**Job**
Pictures in the entries below are to be left out; otherwise, reproduce exactly the lines from the first through the line containing "from matplotlib.ticker import FuncFormatter".

=======

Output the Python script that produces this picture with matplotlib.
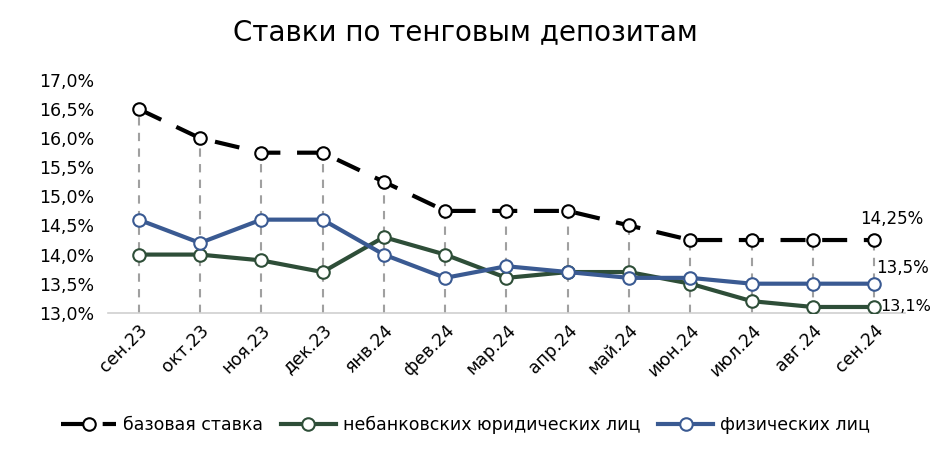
import matplotlib.pyplot as plt
from matplotlib.ticker import FuncFormatter

months = ['сен.23', 'окт.23', 'ноя.23', 'дек.23', 'янв.24', 'фев.24', 'мар.24',
          'апр.24', 'май.24', 'июн.24', 'июл.24', 'авг.24', 'сен.24']
base_rate = [16.5, 16.0, 15.75, 15.75, 15.25, 14.75, 14.75, 14.75, 14.5, 14.25, 14.25, 14.25, 14.25]
legal = [14.0, 14.0, 13.9, 13.7, 14.3, 14.0, 13.6, 13.7, 13.7, 13.5, 13.2, 13.1, 13.1]
persons = [14.6, 14.2, 14.6, 14.6, 14.0, 13.6, 13.8, 13.7, 13.6, 13.6, 13.5, 13.5, 13.5]
end_labels = ['14,25%', '13,1%', '13,5%']

plt.rcParams['font.family'] = 'DejaVu Sans'

fig = plt.figure(figsize=(9.31, 4.54), dpi=100)
ax = fig.add_axes([0.116, 0.311, 0.856, 0.513])

x = list(range(len(months)))

# вертикальные пунктирные линии от базовой ставки
ax.vlines(x, 13.0, base_rate, colors='#a0a0a0', linestyles=(0, (4, 3.5)), linewidth=1.5, zorder=1)

mk = dict(marker='o', markersize=9, markerfacecolor='white', markeredgewidth=1.5)
ax.plot(x, base_rate, color='black', linewidth=3, dashes=(6, 4), markeredgecolor='black',
        label='базовая ставка', zorder=3, **mk)
ax.plot(x, legal, color='#2e4e38', linewidth=3, markeredgecolor='#2e4e38',
        label='небанковских юридических лиц', zorder=4, **mk)
ax.plot(x, persons, color='#3a5a92', linewidth=3, markeredgecolor='#3a5a92',
        label='физических лиц', zorder=5, **mk)

last = len(months) - 1
ax.annotate(end_labels[0], (last, base_rate[-1]), xytext=(-10, 15), textcoords='offset points',
            fontsize=12, ha='left', va='center')
ax.annotate(end_labels[1], (last, legal[-1]), xytext=(4, 0), textcoords='offset points',
            fontsize=11.5, ha='left', va='center')
ax.annotate(end_labels[2], (last, persons[-1]), xytext=(1, 11), textcoords='offset points',
            fontsize=12, ha='left', va='center')

ax.set_xlim(-0.5, len(months) - 0.5)
ax.set_ylim(13.0, 17.0)
ax.set_yticks([13.0 + 0.5 * i for i in range(9)])
ax.yaxis.set_major_formatter(FuncFormatter(lambda v, p: f'{v:.1f}%'.replace('.', ',')))
ax.set_xticks(x)
ax.set_xticklabels(months, rotation=45, ha='right', rotation_mode='anchor', fontsize=12.5)
ax.tick_params(axis='y', labelsize=12.5, length=0, pad=10)
ax.tick_params(axis='x', length=0, pad=6)

for s in ['top', 'right', 'left']:
    ax.spines[s].set_visible(False)
ax.spines['bottom'].set_color('#d0d0d0')
ax.spines['bottom'].set_linewidth(1.2)

fig.suptitle('Ставки по тенговым депозитам', fontsize=20, y=0.96)

fig.legend(loc='lower center', bbox_to_anchor=(0.5, 0.01), ncol=3, frameon=False,
           fontsize=12.5, handlelength=3.2, columnspacing=1.0, handletextpad=0.4)

fig.savefig('out.png', dpi=100)
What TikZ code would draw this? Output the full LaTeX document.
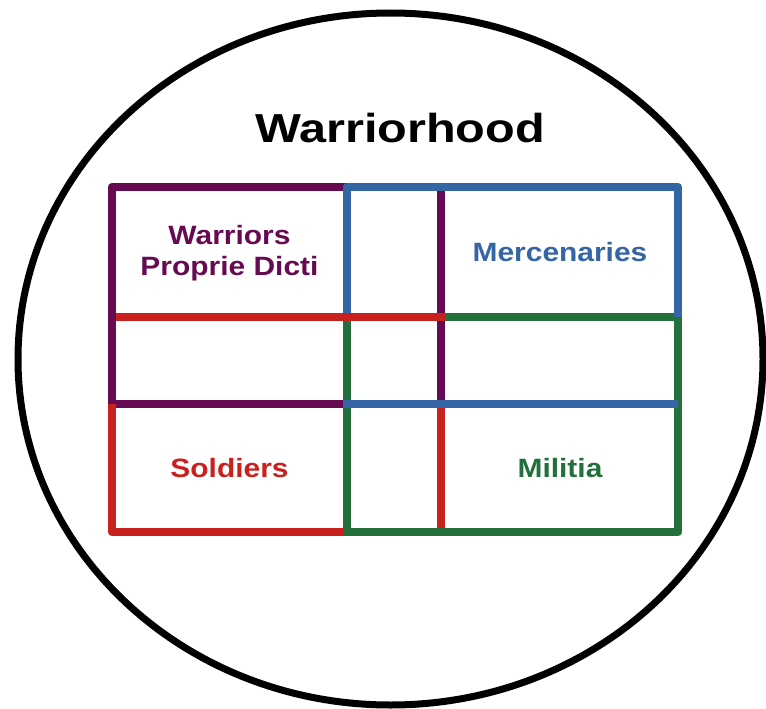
\documentclass[tikz,border=0pt]{standalone}
\usepackage{fontspec}
\setmainfont{Liberation Sans}
\definecolor{wpurple}{RGB}{102,10,82}
\definecolor{wblue}{RGB}{52,101,164}
\definecolor{wred}{RGB}{201,33,30}
\definecolor{wgreen}{RGB}{35,112,60}
\begin{document}
\begin{tikzpicture}[x=1pt,y=-1pt,
  edge/.style={line width=8.5pt, line join=round},
  lbl/.style={font=\fontsize{26.5}{31}\selectfont\bfseries, anchor=base, inner sep=0pt},
  ttl/.style={font=\fontsize{40.5}{48}\selectfont\bfseries, anchor=base, inner sep=0pt}]
\useasboundingbox (0,0) rectangle (766,709);
\fill[white] (0,0) rectangle (766,709);
\draw[line width=7pt] (390.5,359) ellipse [x radius=372.5pt, y radius=346pt];
% grid points
\coordinate (A1) at (112,187); \coordinate (B1) at (347,187); \coordinate (C1) at (441,187); \coordinate (D1) at (678,187);
\coordinate (A2) at (112,317); \coordinate (B2) at (347,317); \coordinate (C2) at (441,317); \coordinate (D2) at (678,317);
\coordinate (A3) at (112,404); \coordinate (B3) at (347,404); \coordinate (C3) at (441,404); \coordinate (D3) at (678,404);
\coordinate (A4) at (112,532); \coordinate (B4) at (347,532); \coordinate (C4) at (441,532); \coordinate (D4) at (678,532);
% purple
\draw[edge,wpurple] (B1) -- (A1) -- (A3) -- (B3);
\draw[edge,wpurple] (C1) -- (C3);
% red (lower parts)
\draw[edge,wred] (A3) -- (A4) -- (B4);
\draw[edge,wred] (C3) -- (C4);
% green
\draw[edge,wgreen] (C2) -- (D2) -- (D4) -- (B4) -- (B2);
% blue
\draw[edge,wblue] (B2) -- (B1) -- (D1) -- (D2);
\draw[edge,wblue] ([xshift=-4.25pt]B3) -- (D3);
% red top line
\draw[edge,wred] ([xshift=4.25pt]A2) -- ([xshift=4.25pt]C2);
% texts
\node[ttl] (title) at (400,142.5) {\scalebox{1.2}[1]{Warriorhood}};
\node[lbl,wpurple] (wpd1) at (229.5,244) {\scalebox{1.13}[1]{Warriors}};
\node[lbl,wpurple] (wpd2) at (229.5,275) {\scalebox{1.13}[1]{Proprie Dicti}};
\node[lbl,wblue] (merc) at (560,261) {\scalebox{1.13}[1]{Mercenaries}};
\node[lbl,wred] (sold) at (229.5,477) {\scalebox{1.13}[1]{Soldiers}};
\node[lbl,wgreen] (mil) at (560,477) {\scalebox{1.13}[1]{Militia}};
\end{tikzpicture}
\end{document}
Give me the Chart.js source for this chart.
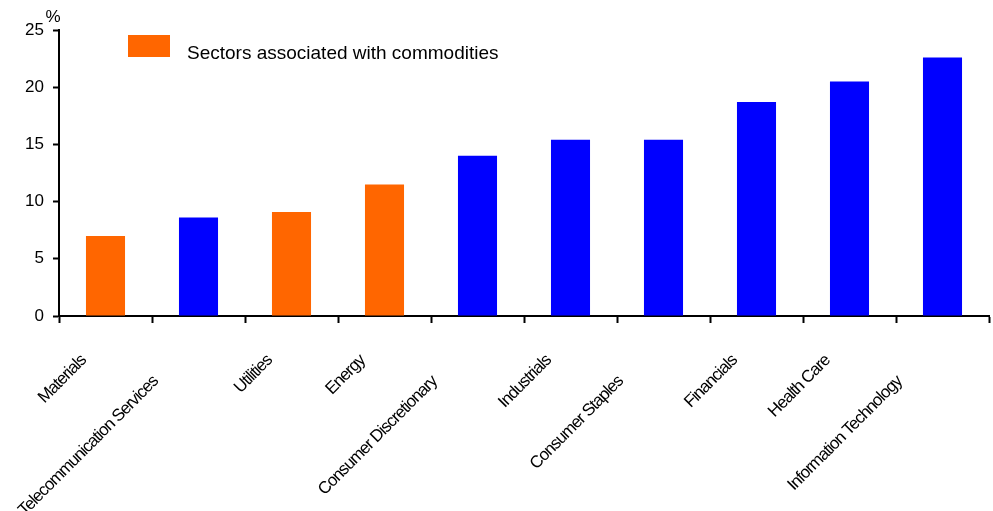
<!DOCTYPE html>
<html>
<head>
<meta charset="utf-8">
<script src="https://cdn.jsdelivr.net/npm/chart.js@4/dist/chart.umd.min.js"></script>
<style>
  html, body { margin: 0; padding: 0; background: #fff; }
  #wrap { width: 993px; height: 511px; }
</style>
</head>
<body>
<div id="wrap"><canvas id="sectors"></canvas></div>
<script>
var sectors = ['Materials', 'Telecommunication Services', 'Utilities', 'Energy',
  'Consumer Discretionary', 'Industrials', 'Consumer Staples', 'Financials',
  'Health Care', 'Information Technology'];
var returns = [7.0, 8.6, 9.1, 11.5, 14.0, 15.4, 15.4, 18.7, 20.5, 22.6];
var commodity = [true, false, true, true, false, false, false, false, false, false];
var yTicks = [0, 5, 10, 15, 20, 25];
var legendText = 'Sectors associated with commodities';

var ORANGE = '#ff6600';
var BLUE = '#0000ff';
var FONT = '"Liberation Sans", Arial, sans-serif';

// labels alternate between a near and a far row so they don't collide
var labelRow = [0, 1, 0, 0, 1, 0, 1, 0, 0, 1];

var decor = {
  id: 'decor',
  afterDraw: function (chart) {
    var ctx = chart.ctx;
    var area = chart.chartArea;
    var x = chart.scales.x;
    ctx.save();

    // unit over the y axis
    ctx.fillStyle = '#000';
    ctx.font = '17px ' + FONT;
    ctx.textAlign = 'center';
    ctx.textBaseline = 'middle';
    ctx.fillText('%', area.left - 6, area.top - 13);

    // legend
    ctx.fillStyle = ORANGE;
    ctx.fillRect(area.left + 69, area.top + 5, 42, 22);
    ctx.fillStyle = '#000';
    ctx.font = '19px ' + FONT;
    ctx.textAlign = 'left';
    ctx.textBaseline = 'alphabetic';
    ctx.fillText(legendText, area.left + 128, area.top + 29);

    // rotated category labels, set tight like the original
    ctx.font = '17px ' + FONT;
    ctx.letterSpacing = '-1px';
    ctx.textAlign = 'right';
    ctx.textBaseline = 'middle';
    for (var i = 0; i < sectors.length; ++i) {
      var px = x.getPixelForValue(i);
      var shift = labelRow[i] ? 21 : 0;
      ctx.save();
      ctx.translate(px - 22 - shift, area.bottom + 42 + shift);
      ctx.rotate(-Math.PI / 4);
      ctx.fillText(sectors[i], 0, 0);
      ctx.restore();
    }
    ctx.restore();
  }
};

new Chart(document.getElementById('sectors'), {
  type: 'bar',
  data: {
    labels: sectors,
    datasets: [{
      data: returns,
      backgroundColor: commodity.map(function (c) { return c ? ORANGE : BLUE; }),
      borderWidth: 0,
      barPercentage: 0.42,
      categoryPercentage: 1,
    }],
  },
  options: {
    responsive: true,
    maintainAspectRatio: false,
    animation: false,
    layout: {
      padding: { top: 30, right: 4, left: 0, bottom: 0 },
    },
    plugins: {
      legend: { display: false },
      tooltip: { enabled: false },
    },
    scales: {
      x: {
        offset: true,
        afterFit: function (scale) { scale.height = 195; },
        border: { color: '#000', width: 2 },
        grid: {
          offset: true,
          drawOnChartArea: false,
          drawTicks: true,
          tickLength: 7,
          tickColor: '#000',
          tickWidth: 2,
        },
        ticks: { display: false },
      },
      y: {
        min: 0,
        max: 25,
        afterFit: function (scale) { scale.width = 59; },
        afterBuildTicks: function (scale) {
          scale.ticks = yTicks.map(function (v) { return { value: v }; });
        },
        border: { color: '#000', width: 2 },
        grid: {
          drawOnChartArea: false,
          drawTicks: true,
          tickLength: 6,
          tickColor: '#000',
          tickWidth: 2,
        },
        ticks: {
          color: '#000',
          padding: 9,
          font: { family: FONT, size: 17 },
        },
      },
    },
  },
  plugins: [decor],
});
</script>
</body>
</html>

=======

**Reply to the task**
Output the Python script that produces this picture with matplotlib.
import matplotlib.pyplot as plt
from matplotlib.ticker import FuncFormatter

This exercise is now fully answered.